**WORK REQUIRED**
Leave out the pictures; transcribe all else exactly.

**GIVEN DATA**
-------
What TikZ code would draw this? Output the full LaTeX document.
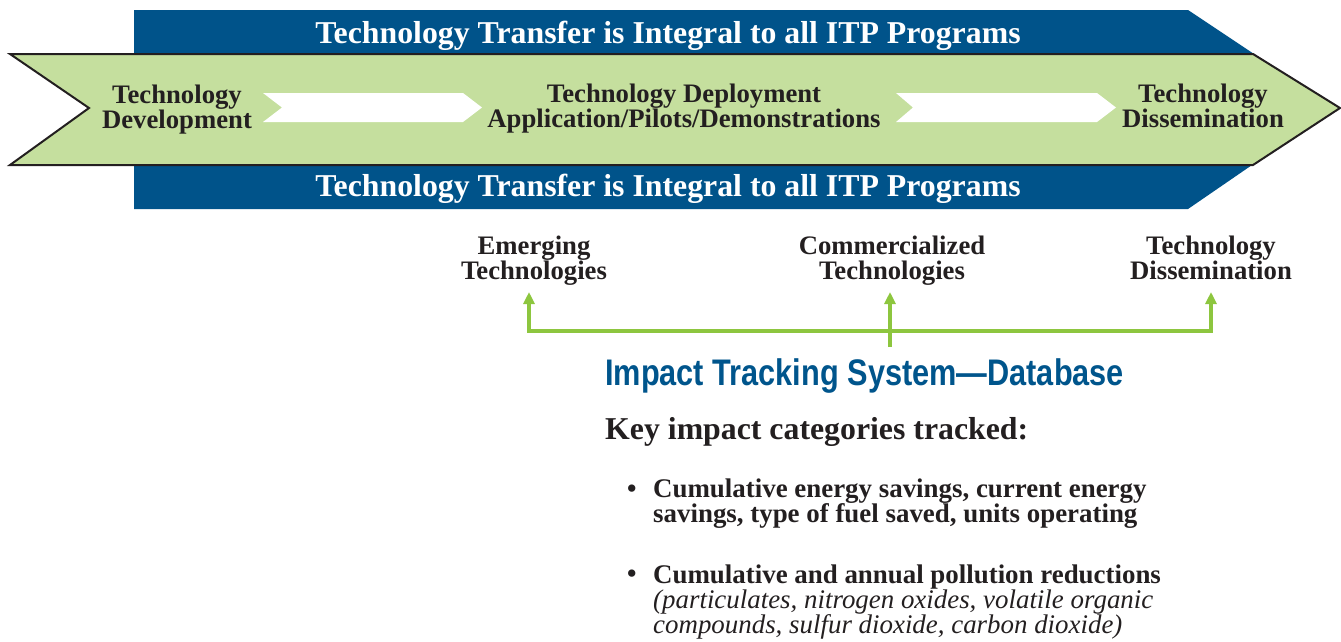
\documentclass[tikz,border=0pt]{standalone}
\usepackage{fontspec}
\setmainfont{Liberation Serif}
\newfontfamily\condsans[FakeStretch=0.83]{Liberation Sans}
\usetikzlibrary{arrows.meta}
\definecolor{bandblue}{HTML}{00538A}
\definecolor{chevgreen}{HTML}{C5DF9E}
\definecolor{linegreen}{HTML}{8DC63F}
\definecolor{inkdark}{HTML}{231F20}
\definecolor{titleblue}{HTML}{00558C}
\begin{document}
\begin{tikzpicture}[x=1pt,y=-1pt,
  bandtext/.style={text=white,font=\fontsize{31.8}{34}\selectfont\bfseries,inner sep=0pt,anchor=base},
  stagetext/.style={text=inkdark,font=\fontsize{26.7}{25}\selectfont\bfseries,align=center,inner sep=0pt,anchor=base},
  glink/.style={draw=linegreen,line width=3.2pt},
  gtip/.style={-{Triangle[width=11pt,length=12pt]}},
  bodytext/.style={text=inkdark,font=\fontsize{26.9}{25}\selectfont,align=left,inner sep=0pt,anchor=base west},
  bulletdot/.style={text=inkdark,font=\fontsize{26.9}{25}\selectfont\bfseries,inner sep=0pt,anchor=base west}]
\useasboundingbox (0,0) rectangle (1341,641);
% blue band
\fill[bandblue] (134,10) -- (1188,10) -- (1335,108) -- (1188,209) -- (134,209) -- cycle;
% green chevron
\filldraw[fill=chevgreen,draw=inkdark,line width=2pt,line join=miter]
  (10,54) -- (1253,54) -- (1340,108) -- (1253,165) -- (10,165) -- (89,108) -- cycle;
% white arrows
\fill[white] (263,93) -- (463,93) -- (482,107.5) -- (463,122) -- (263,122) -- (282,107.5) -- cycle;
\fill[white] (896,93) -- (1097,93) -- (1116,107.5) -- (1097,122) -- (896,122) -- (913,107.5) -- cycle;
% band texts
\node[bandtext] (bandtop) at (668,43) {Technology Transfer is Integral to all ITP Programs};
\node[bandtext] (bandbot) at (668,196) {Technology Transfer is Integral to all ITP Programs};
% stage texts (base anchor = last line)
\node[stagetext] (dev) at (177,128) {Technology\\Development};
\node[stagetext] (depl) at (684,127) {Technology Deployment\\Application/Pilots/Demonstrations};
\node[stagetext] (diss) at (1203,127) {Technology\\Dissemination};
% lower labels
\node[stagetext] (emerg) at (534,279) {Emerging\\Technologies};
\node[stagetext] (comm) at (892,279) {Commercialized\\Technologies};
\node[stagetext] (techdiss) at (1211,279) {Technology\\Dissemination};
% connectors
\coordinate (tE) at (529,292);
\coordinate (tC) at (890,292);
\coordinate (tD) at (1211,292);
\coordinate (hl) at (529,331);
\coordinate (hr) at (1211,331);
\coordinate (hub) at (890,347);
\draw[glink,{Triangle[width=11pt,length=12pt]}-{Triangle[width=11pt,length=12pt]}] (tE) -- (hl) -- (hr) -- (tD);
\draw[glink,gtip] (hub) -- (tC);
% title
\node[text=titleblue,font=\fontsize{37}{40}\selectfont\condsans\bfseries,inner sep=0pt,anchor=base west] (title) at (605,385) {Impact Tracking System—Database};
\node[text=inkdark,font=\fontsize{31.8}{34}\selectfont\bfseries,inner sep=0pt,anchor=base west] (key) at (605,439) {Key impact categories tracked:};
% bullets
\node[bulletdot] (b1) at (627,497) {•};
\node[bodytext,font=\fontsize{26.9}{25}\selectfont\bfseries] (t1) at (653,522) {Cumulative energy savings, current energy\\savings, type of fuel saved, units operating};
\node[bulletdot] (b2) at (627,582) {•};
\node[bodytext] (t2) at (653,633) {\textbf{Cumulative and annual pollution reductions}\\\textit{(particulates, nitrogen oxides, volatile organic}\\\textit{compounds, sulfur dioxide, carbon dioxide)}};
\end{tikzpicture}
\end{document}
-------
**WORKED ANSWER**
What TikZ code would draw this? Output the full LaTeX document.
\documentclass[tikz,border=0pt]{standalone}
\usepackage{fontspec}
\setmainfont{Liberation Serif}
\newfontfamily\condsans[FakeStretch=0.83]{Liberation Sans}
\usetikzlibrary{arrows.meta}
\definecolor{bandblue}{HTML}{00538A}
\definecolor{chevgreen}{HTML}{C5DF9E}
\definecolor{linegreen}{HTML}{8DC63F}
\definecolor{inkdark}{HTML}{231F20}
\definecolor{titleblue}{HTML}{00558C}
\begin{document}
\begin{tikzpicture}[x=1pt,y=-1pt,
  bandtext/.style={text=white,font=\fontsize{31.8}{34}\selectfont\bfseries,inner sep=0pt,anchor=base},
  stagetext/.style={text=inkdark,font=\fontsize{26.7}{25}\selectfont\bfseries,align=center,inner sep=0pt,anchor=base},
  glink/.style={draw=linegreen,line width=3.2pt},
  gtip/.style={-{Triangle[width=11pt,length=12pt]}},
  bodytext/.style={text=inkdark,font=\fontsize{26.9}{25}\selectfont,align=left,inner sep=0pt,anchor=base west},
  bulletdot/.style={text=inkdark,font=\fontsize{26.9}{25}\selectfont\bfseries,inner sep=0pt,anchor=base west}]
\useasboundingbox (0,0) rectangle (1341,641);
% blue band
\fill[bandblue] (134,10) -- (1188,10) -- (1335,108) -- (1188,209) -- (134,209) -- cycle;
% green chevron
\filldraw[fill=chevgreen,draw=inkdark,line width=2pt,line join=miter]
  (10,54) -- (1253,54) -- (1340,108) -- (1253,165) -- (10,165) -- (89,108) -- cycle;
% white arrows
\fill[white] (263,93) -- (463,93) -- (482,107.5) -- (463,122) -- (263,122) -- (282,107.5) -- cycle;
\fill[white] (896,93) -- (1097,93) -- (1116,107.5) -- (1097,122) -- (896,122) -- (913,107.5) -- cycle;
% band texts
\node[bandtext] (bandtop) at (668,43) {Technology Transfer is Integral to all ITP Programs};
\node[bandtext] (bandbot) at (668,196) {Technology Transfer is Integral to all ITP Programs};
% stage texts (base anchor = last line)
\node[stagetext] (dev) at (177,128) {Technology\\Development};
\node[stagetext] (depl) at (684,127) {Technology Deployment\\Application/Pilots/Demonstrations};
\node[stagetext] (diss) at (1203,127) {Technology\\Dissemination};
% lower labels
\node[stagetext] (emerg) at (534,279) {Emerging\\Technologies};
\node[stagetext] (comm) at (892,279) {Commercialized\\Technologies};
\node[stagetext] (techdiss) at (1211,279) {Technology\\Dissemination};
% connectors
\coordinate (tE) at (529,292);
\coordinate (tC) at (890,292);
\coordinate (tD) at (1211,292);
\coordinate (hl) at (529,331);
\coordinate (hr) at (1211,331);
\coordinate (hub) at (890,347);
\draw[glink,{Triangle[width=11pt,length=12pt]}-{Triangle[width=11pt,length=12pt]}] (tE) -- (hl) -- (hr) -- (tD);
\draw[glink,gtip] (hub) -- (tC);
% title
\node[text=titleblue,font=\fontsize{37}{40}\selectfont\condsans\bfseries,inner sep=0pt,anchor=base west] (title) at (605,385) {Impact Tracking System—Database};
\node[text=inkdark,font=\fontsize{31.8}{34}\selectfont\bfseries,inner sep=0pt,anchor=base west] (key) at (605,439) {Key impact categories tracked:};
% bullets
\node[bulletdot] (b1) at (627,497) {•};
\node[bodytext,font=\fontsize{26.9}{25}\selectfont\bfseries] (t1) at (653,522) {Cumulative energy savings, current energy\\savings, type of fuel saved, units operating};
\node[bulletdot] (b2) at (627,582) {•};
\node[bodytext] (t2) at (653,633) {\textbf{Cumulative and annual pollution reductions}\\\textit{(particulates, nitrogen oxides, volatile organic}\\\textit{compounds, sulfur dioxide, carbon dioxide)}};
\end{tikzpicture}
\end{document}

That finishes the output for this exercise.